Sto seguendo diversi progetti perché in realtà mi piace non chiudermi in un’unica visione dell’arte e della musica. Potrei così dire che ora sto subendo il fascino di lavorare con altri artisti, scoprendo il mondo della produzione. Sto lavorando con Lara Molino, un’artista che ha scritto bellissime canzoni con suo padre, poeta: sono canzoni in lingua abruzzese su cui stiamo lavorando, con testi e musiche molto profondi e autentici. E’ un progetto affascinante a cui ho associato in questi mesi un altro progetto inedito dalle sonorità folk-blues. Poi con Mary Gauthier stiamo sviluppando un progetto molto delicato, provando a incidere canzoni scritte con marines americani reduci da territori di operazioni militari. E’ un’opera molto intensa e bisogna aver la forza di affrontarla fino in fondo. Ma la prima operazione adesso è comunque portare in tour la Via del Sale. Prima in una dimensione italiana e poi, chissà, anche europea.
La canzone italiana oggi: che senso ha? Riusciamo a fissarla e a definirla nel suo momento presente?
È sicuramente in una fase in cui la figura del cantautore è andata in crisi. Direi quindi che mi pare in un momento di complessa rifondazione. Ed è sempre difficile mentre stai scalando la montagna vedere cosa c’è in cima, però le cose belle non mancano. In questo tempo, ad esempio, ho scoperto l’ultimo disco di Salvo Ruolo,Canciari Patruni ‘Un E’ L’Bittà. Lui è un autore italiano capace di raccontare il Risorgimento dal punto di vista siciliano, con una potentissima ricostruzione linguistica e senza nessuna concessione al folklore banale.
Tu sei prima di tutto un violinista cresciuto nella tradizione classica, che passa senza traumi da Miles Davis a John Prine, da Bach a Christy Moore. Cosa ascolti in queste settimane?
Sono stato colpito dall’ultimo lavoro di Nick Cave, Skeleton Tree, un prodotto così profondo e doloroso da lasciare ammutoliti. Aggiungo da ultimo un’autrice svedese, Sofia Carlson, una folksinger che è una vera sorpresa nel panorama contemporaneo della musica di qualità.
In questo breve elenco non ci sono titoli di musica americana…
E’ solo un caso. Comunque ho un rapporto contraddittorio con l’America. Da un lato sono segnato da personaggi immensi come Bob Dylan e Leonard Cohen. Dall’altro sono un po’ sorpreso dalla capacità degli Usa di rappresentare anche tutte le superficialità della nostra epoca.
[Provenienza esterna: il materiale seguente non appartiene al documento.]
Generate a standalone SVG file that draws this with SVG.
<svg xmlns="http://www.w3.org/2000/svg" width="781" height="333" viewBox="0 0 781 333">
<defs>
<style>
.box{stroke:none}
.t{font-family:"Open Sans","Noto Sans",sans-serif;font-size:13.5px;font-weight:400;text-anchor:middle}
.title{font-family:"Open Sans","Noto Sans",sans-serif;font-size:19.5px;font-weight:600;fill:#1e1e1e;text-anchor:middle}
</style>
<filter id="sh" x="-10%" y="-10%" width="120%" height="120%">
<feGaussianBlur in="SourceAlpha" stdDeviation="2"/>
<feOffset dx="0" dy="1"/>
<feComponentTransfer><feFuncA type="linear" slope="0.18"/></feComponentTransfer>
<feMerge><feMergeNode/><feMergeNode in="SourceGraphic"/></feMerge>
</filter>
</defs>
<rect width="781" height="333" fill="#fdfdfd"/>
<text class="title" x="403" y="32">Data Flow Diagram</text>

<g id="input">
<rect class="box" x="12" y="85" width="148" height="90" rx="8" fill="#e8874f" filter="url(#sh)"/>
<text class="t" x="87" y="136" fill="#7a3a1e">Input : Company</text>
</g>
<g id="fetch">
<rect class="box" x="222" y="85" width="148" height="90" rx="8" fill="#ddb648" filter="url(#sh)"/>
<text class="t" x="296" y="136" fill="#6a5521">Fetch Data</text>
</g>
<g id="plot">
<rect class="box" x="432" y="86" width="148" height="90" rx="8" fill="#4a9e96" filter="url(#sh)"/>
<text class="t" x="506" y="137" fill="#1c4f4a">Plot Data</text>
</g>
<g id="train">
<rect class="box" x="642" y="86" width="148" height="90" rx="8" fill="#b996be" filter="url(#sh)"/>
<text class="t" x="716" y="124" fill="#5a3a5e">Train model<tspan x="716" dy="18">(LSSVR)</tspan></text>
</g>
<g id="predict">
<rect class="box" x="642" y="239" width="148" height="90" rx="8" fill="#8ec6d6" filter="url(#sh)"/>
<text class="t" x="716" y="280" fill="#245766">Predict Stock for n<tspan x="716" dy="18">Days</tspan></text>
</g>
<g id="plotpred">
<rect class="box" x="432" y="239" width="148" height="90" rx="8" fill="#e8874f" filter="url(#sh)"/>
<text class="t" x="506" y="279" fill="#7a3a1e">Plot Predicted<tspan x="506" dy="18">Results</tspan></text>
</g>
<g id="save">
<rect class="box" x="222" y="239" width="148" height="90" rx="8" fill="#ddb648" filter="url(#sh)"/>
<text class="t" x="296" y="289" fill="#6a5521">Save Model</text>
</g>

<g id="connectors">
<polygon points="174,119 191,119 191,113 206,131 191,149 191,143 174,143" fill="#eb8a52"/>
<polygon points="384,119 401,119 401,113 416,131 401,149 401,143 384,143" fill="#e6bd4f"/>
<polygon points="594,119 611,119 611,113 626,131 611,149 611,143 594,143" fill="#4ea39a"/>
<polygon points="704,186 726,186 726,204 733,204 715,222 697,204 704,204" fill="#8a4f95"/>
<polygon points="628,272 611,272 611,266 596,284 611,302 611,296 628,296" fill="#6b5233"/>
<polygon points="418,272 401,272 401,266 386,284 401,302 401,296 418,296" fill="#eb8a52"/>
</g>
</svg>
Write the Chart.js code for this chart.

In compenso la canzone che sta anticipando l’uscita del nuovo album di Cohen, You Want it Darker, mi sembra davvero potente, tra cori ebraici e ispirazioni dell’ortodossia russa…
E si ritorna alla sacralità… Sembra di intuire in Michele Gazich una polarità interessante: da un lato ironia, dall’altro il misticismo di S.Giovanni della Croce, quello che nel tuo ultimo album ispira una canzone come Al fondo della notte. Ma dove batte davvero il cuore di Michele Gazich?
Diciamo così: mi sembra che la vita sia un percorrere le strade al buio in attesa e nell’auspicio di trovare una luce. Nell’attesa di vedere nel buio la fiamma di una candela.